Since killing my father? Well, not so much. He forced a grin. “Lejeune. I hear we’re going to ship out to Marja.”
“Where’s that?”
“Um … Helmand Province, I think.” At the kid’s puzzled expression, Eric said, “You know, Afghanistan.”
“Afghanistan.” Bode still looked mystified.
“Bode?” Another voice, drifting up from behind. “Who is it?”
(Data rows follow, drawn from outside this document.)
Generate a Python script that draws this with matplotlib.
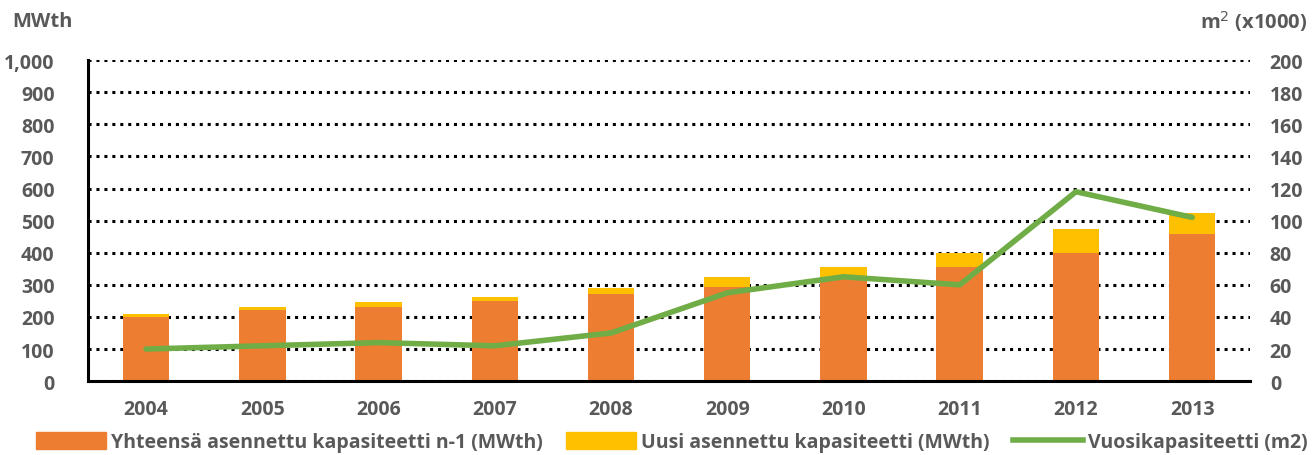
import matplotlib
matplotlib.use("Agg")
import matplotlib.pyplot as plt
import numpy as np
from matplotlib.lines import Line2D
from matplotlib.patches import Patch

years = ["2004", "2005", "2006", "2007", "2008", "2009", "2010", "2011", "2012", "2013"]
base_mwth = [200, 222, 230, 250, 270, 294, 325, 357, 398, 458]
total_mwth = [210, 230, 246, 262, 289, 325, 357, 398, 473, 525]
new_mwth = [t - b for t, b in zip(total_mwth, base_mwth)]
annual_m2 = [20, 22, 24, 22, 30, 55, 65, 60, 118, 102]

left_ticks = [0, 100, 200, 300, 400, 500, 600, 700, 800, 900, 1000]
right_ticks = [0, 20, 40, 60, 80, 100, 120, 140, 160, 180, 200]

ORANGE = "#ED7D31"
YELLOW = "#FFC000"
GREEN = "#70AD47"
GRAY = "#595959"

plt.rcParams['font.family'] = ['Open Sans', 'DejaVu Sans']

fig = plt.figure(figsize=(13.12, 4.56), dpi=100)
ax = fig.add_axes([0.067, 0.162, 0.886, 0.704])
x = np.arange(len(years))
w = 0.4
ax.bar(x, base_mwth, w, color=ORANGE, zorder=2)
ax.bar(x, new_mwth, w, bottom=base_mwth, color=YELLOW, zorder=2)
ax.set_xlim(-0.5, len(years) - 0.5)
ax.set_ylim(0, 1000)
ax.set_yticks(left_ticks)
ax.set_yticklabels([f"{v:,}" for v in left_ticks])
ax.set_xticks(x)
ax.set_xticklabels(years)
for s in ["top", "right"]:
    ax.spines[s].set_visible(False)
ax.spines["left"].set_linewidth(2.2)
ax.spines["bottom"].set_linewidth(2.2)
ax.spines["left"].set_color("black")
ax.spines["bottom"].set_color("black")
ax.yaxis.grid(True, linestyle=(0, (1, 1.6)), color="black", linewidth=2.2, zorder=0)
ax.set_axisbelow(True)
ax.tick_params(axis="both", length=0, labelsize=14, labelcolor=GRAY)
ax.tick_params(axis="x", pad=13)
ax.tick_params(axis="y", pad=24)
for lab in ax.get_xticklabels() + ax.get_yticklabels():
    lab.set_fontweight("bold")

ax2 = ax.twinx()
ax2.plot(x, annual_m2, color=GREEN, linewidth=4, zorder=3, solid_capstyle="round")
ax2.set_ylim(0, 200)
ax2.set_yticks(right_ticks)
for s in ["top", "right", "left", "bottom"]:
    ax2.spines[s].set_visible(False)
ax2.tick_params(axis="y", length=0, labelsize=14, labelcolor=GRAY, pad=14)
for lab in ax2.get_yticklabels():
    lab.set_fontweight("bold")

fig.text(0.009, 0.952, "MWth", fontsize=14.5, fontweight="bold", color=GRAY, ha="left", va="center")
fig.text(0.996, 0.952, "m$^{2}$ (x1000)", fontsize=14.5, fontweight="bold", color=GRAY, ha="right", va="center")

handles = [Patch(color=ORANGE), Patch(color=YELLOW), Line2D([0], [0], color=GREEN, lw=4)]
labels = ["Yhteensä asennettu kapasiteetti n-1 (MWth)", "Uusi asennettu kapasiteetti (MWth)", "Vuosikapasiteetti (m2)"]
leg = fig.legend(handles, labels, loc="center", bbox_to_anchor=(0.512, 0.028), ncol=3, frameon=False,
                 fontsize=14, handlelength=3.6, handleheight=0.9, columnspacing=1.2, handletextpad=0.25)
for t in leg.get_texts():
    t.set_color(GRAY)
    t.set_fontweight("bold")

fig.savefig("out.png", dpi=100)
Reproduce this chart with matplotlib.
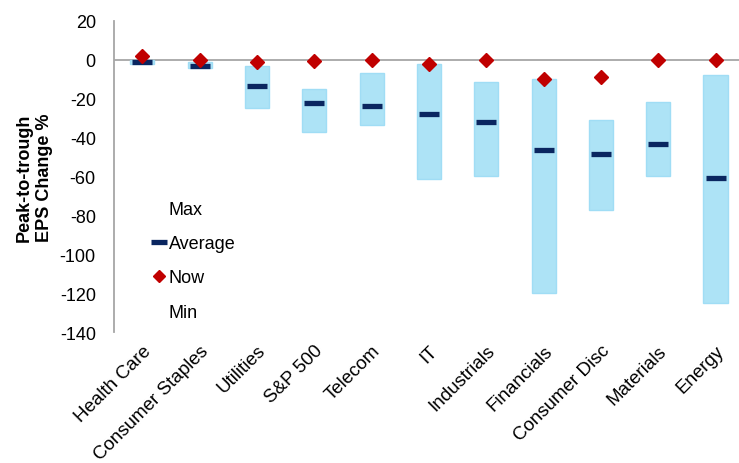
import numpy as np
import matplotlib.pyplot as plt

plt.rcParams['font.family'] = ['Liberation Sans', 'DejaVu Sans']
plt.rcParams['axes.unicode_minus'] = False

# Data
sectors = ['Health Care', 'Consumer Staples', 'Utilities', 'S&P 500', 'Telecom', 'IT',
           'Industrials', 'Financials', 'Consumer Disc', 'Materials', 'Energy']
max_vals = [0, -1, -3, -15, -7, -2, -11.5, -10, -31, -21.5, -8]
min_vals = [-2, -4, -25, -37, -33.5, -61.5, -60, -120, -77, -59.5, -125]
avg_vals = [-1, -3, -13.5, -22, -24, -28, -32, -46.5, -48.5, -43.5, -61]
now_vals = [2, 0, -1, -0.5, 0, -2, 0, -10, -9, 0, 0]

x = np.arange(len(sectors))
max_arr = np.array(max_vals)
min_arr = np.array(min_vals)

fig = plt.figure(figsize=(7.39, 4.64), dpi=100)
ax = fig.add_axes([0.154, 0.282, 0.853, 0.671])

# range boxes between min and max
ax.bar(x, max_arr - min_arr, bottom=min_arr, width=0.42,
       color='#ADE3F6', edgecolor='#A0DDF5', linewidth=1, zorder=2)
ax.axhline(0, color='#A6A6A6', linewidth=1.3, zorder=1)

ax.plot(x, max_vals, linestyle='none', label='Max')
ax.plot(x, avg_vals, linestyle='none', marker='_', markersize=15,
        markeredgewidth=3.8, color='#0A2660', label='Average', zorder=3)
ax.plot(x, now_vals, linestyle='none', marker='D', markersize=7.5,
        color='#C00000', label='Now', zorder=4)
ax.plot(x, min_vals, linestyle='none', label='Min')

ax.set_xlim(-0.5, len(sectors) - 0.5)
ax.set_ylim(-140, 20)
ax.set_yticks(range(-140, 21, 20))
ax.tick_params(axis='y', length=0, pad=13, labelsize=13)
ax.tick_params(axis='x', length=0, pad=7)
ax.set_xticks(x)
ax.set_xticklabels(sectors, rotation=45, ha='right', va='top',
                   rotation_mode='anchor', fontsize=13.5)

for s in ['top', 'right', 'bottom']:
    ax.spines[s].set_visible(False)
ax.spines['left'].set_color('#A6A6A6')
ax.spines['left'].set_linewidth(1.3)

ax.set_ylabel('Peak-to-trough\nEPS Change %', fontsize=13, fontweight='bold',
              labelpad=5)

leg = ax.legend(loc='upper left', bbox_to_anchor=(0.05, 0.444), frameon=False,
                fontsize=13, handlelength=0.7, handletextpad=0.2,
                labelspacing=0.95, borderaxespad=0, markerscale=0.75)

plt.savefig('out.png', dpi=100)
“Got us a devil dog,” Bode said, and now Eric saw another kid, also military and in the same olive drab, about five feet back. A paper napkin was tucked at his neck. Bode said, “That’s Chad. We’re on leave. Chad, this is Eric and that’s—”
“Emma,” she said.
“Hey,” Chad said around macaroni and cheese. His face was narrow, his nose no more than a blade, and he was pretty twitchy, kind of wired. To Eric, he looked a bit like a small and very anxious rat. Chad swallowed, said, “So what’s going on? You guys broke down?” His nose wrinkled. “Man, what’d you guys do, take a bath in gas or something?” To Emma: “What are you wearing? You look like a baked potato.”